> DIRECTION: Reproduce exactly, with no pictures, each line from the opening of the material down through the line containing "ax = fig.add_axes([0.031, 0.1476, 0.946, 0.575])".

> SOURCE MATERIAL:
····················
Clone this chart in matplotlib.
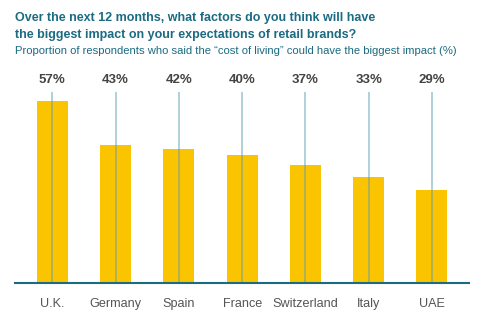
import matplotlib.pyplot as plt
import numpy as np

countries = ['U.K.', 'Germany', 'Spain', 'France', 'Switzerland', 'Italy', 'UAE']
share = [57, 43, 42, 40, 37, 33, 29]

TEAL = '#1b6b82'
YELLOW = '#fbc400'

plt.rcParams['font.family'] = ['Liberation Sans', 'DejaVu Sans']

fig = plt.figure(figsize=(4.8, 3.32), dpi=100)
ax = fig.add_axes([0.031, 0.1476, 0.946, 0.575])

x = np.arange(len(countries))
ax.bar(x, share, width=0.49, color=YELLOW, zorder=1)

# thin guide lines from the value label down to the baseline
ymax = 59.7
ax.vlines(x, 0, ymax, color='#5c9cb3', alpha=0.6, linewidth=1.1, zorder=2)

for xi, v in zip(x, share):
    ax.text(xi, 63.4, f'{v}%', ha='center', va='center', fontsize=9.5,
            fontweight='bold', color='#444444', clip_on=False)

ax.set_xlim(-0.593, 6.585)
ax.set_ylim(0, ymax)
ax.set_xticks(x)
ax.set_xticklabels(countries, fontsize=9.1, color='#555555')
ax.tick_params(axis='x', length=0, pad=11)
ax.set_yticks([])
for side in ['top', 'right', 'left']:
    ax.spines[side].set_visible(False)
ax.spines['bottom'].set_color(TEAL)
ax.spines['bottom'].set_linewidth(1.5)

fig.text(0.031, 0.946, 'Over the next 12 months, what factors do you think will have',
         ha='left', va='center', fontsize=9.0, fontweight='bold', color=TEAL)
fig.text(0.031, 0.895, 'the biggest impact on your expectations of retail brands?',
         ha='left', va='center', fontsize=9.0, fontweight='bold', color=TEAL)
fig.text(0.031, 0.846, 'Proportion of respondents who said the \u201ccost of living\u201d '
         'could have the biggest impact (%)',
         ha='left', va='center', fontsize=8.1, color=TEAL)

fig.savefig('out.png', dpi=100)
····················
> RESULT:
Clone this chart in matplotlib.
import matplotlib.pyplot as plt
import numpy as np

countries = ['U.K.', 'Germany', 'Spain', 'France', 'Switzerland', 'Italy', 'UAE']
share = [57, 43, 42, 40, 37, 33, 29]

TEAL = '#1b6b82'
YELLOW = '#fbc400'

plt.rcParams['font.family'] = ['Liberation Sans', 'DejaVu Sans']

fig = plt.figure(figsize=(4.8, 3.32), dpi=100)
ax = fig.add_axes([0.031, 0.1476, 0.946, 0.575])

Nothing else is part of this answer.